From the December 2014 issue

Web Extra: Astronomers animate one of the largest galaxy clusters ever observed

The South Pole Telescope and other observatories are studying one of the largest and strangest objects in the universe — the Phoenix Cluster.
By | Published: December 29, 2014 | Last updated on May 18, 2023
Phoenix still
In the Phoenix Cluster, the hot gas near the central elliptical galaxy gives off copious amounts of X-rays and cools quickly over time. This cooling causes gas to flow inward along filaments and form huge numbers of stars when it continues to cool.
NASA/CXC/A. Hobart
The Phoenix Cluster is the most powerful producer of X-rays and one of the largest objects in the universe.

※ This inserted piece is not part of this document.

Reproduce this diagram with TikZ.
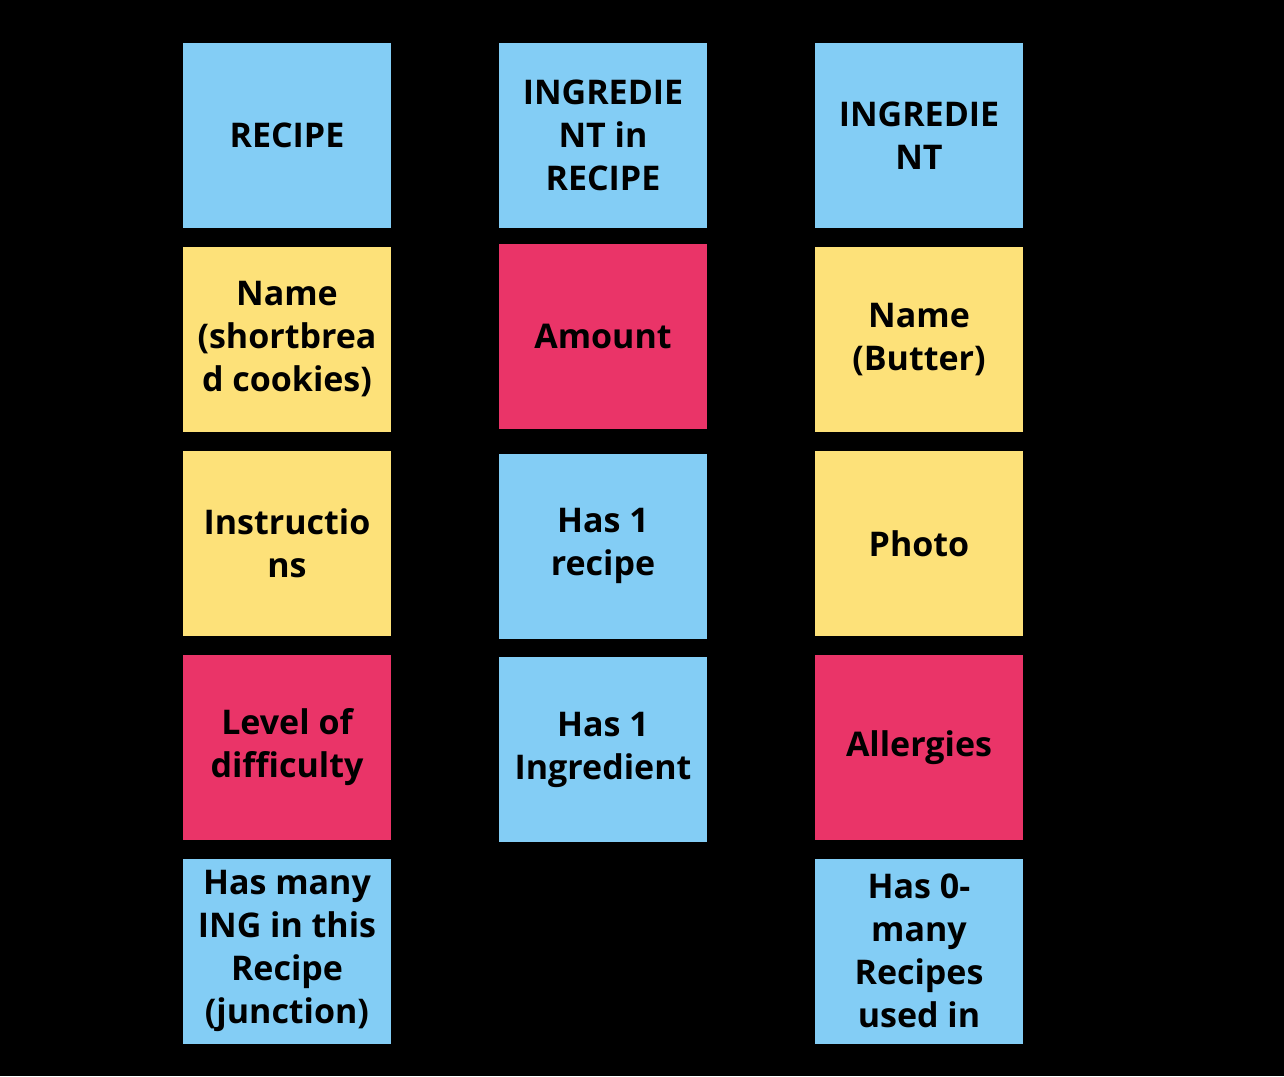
\documentclass[tikz,border=0pt]{standalone}
\usepackage{fontspec}
\setmainfont{Open Sans}
\usepackage{xcolor}
\usetikzlibrary{positioning}
\definecolor{noteblue}{HTML}{83CDF5}
\definecolor{noteyellow}{HTML}{FDE179}
\definecolor{notered}{HTML}{EA3468}
\tikzset{
    note/.style={
        rectangle,
        minimum width=208pt,
        minimum height=185pt,
        inner sep=0pt,
        align=center,
        font=\fontsize{34}{43}\selectfont\bfseries,
        text=black,
    },
    entity/.style={note, fill=noteblue},
    attr/.style={note, fill=noteyellow},
    keyattr/.style={note, fill=notered},
}

\begin{document}
\begin{tikzpicture}[x=1pt,y=1pt,node distance=18.5pt]
          \fill[black] (0,0) rectangle (1284,1076);
          % recipe column
          \node [entity] (recipe) at (287,940.5) {RECIPE};
          \node [attr] (rname) [below=of recipe] {Name\\(shortbrea\\d cookies)};
          \node [attr] (instr) [below=of rname] {Instructio\\ns};
          \node [keyattr] (level) [below=of instr] {Level of\\difficulty};
          \node [entity] (manying) [below=of level] {Has many\\ING in this\\Recipe\\(junction)};

          % junction column
          \node [entity] (inrecipe) at (603,940.5) {INGREDIE\\NT in\\RECIPE};
          \node [keyattr] (amount) [below=16pt of inrecipe] {Amount};
          \node [entity] (onerecipe) [below=24pt of amount] {Has 1\\recipe};
          \node [entity] (oneing) [below=18pt of onerecipe] {Has 1\\Ingredient};

          % ingredient column
          \node [entity] (ingredient) at (919,940.5) {INGREDIE\\NT};
          \node [attr] (iname) [below=of ingredient] {Name\\(Butter)};
          \node [attr] (photo) [below=of iname] {Photo};
          \node [keyattr] (allergy) [below=of photo] {Allergies};
          \node [entity] (manyrec) [below=of allergy] {Has 0-\\many\\Recipes\\used in};
        \end{tikzpicture}
\end{document}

This NASA video animation demonstrates how huge numbers of stars take shape inside the cluster. Hot gas, shown in red, actually contains more ordinary matter than all of the other galaxies within the cluster combined. At the center of the Phoenix Cluster, a large elliptical galaxy lurks where the hot gas is ejected, giving off unprecedented levels of X-rays, which have been observed by the orbiting Chandra X-ray telescope. The animation shows how the gas quickly cools by changing to a blue color, and then flows inward along filaments, forming stars at a level never before seen in the central galaxy of a cluster.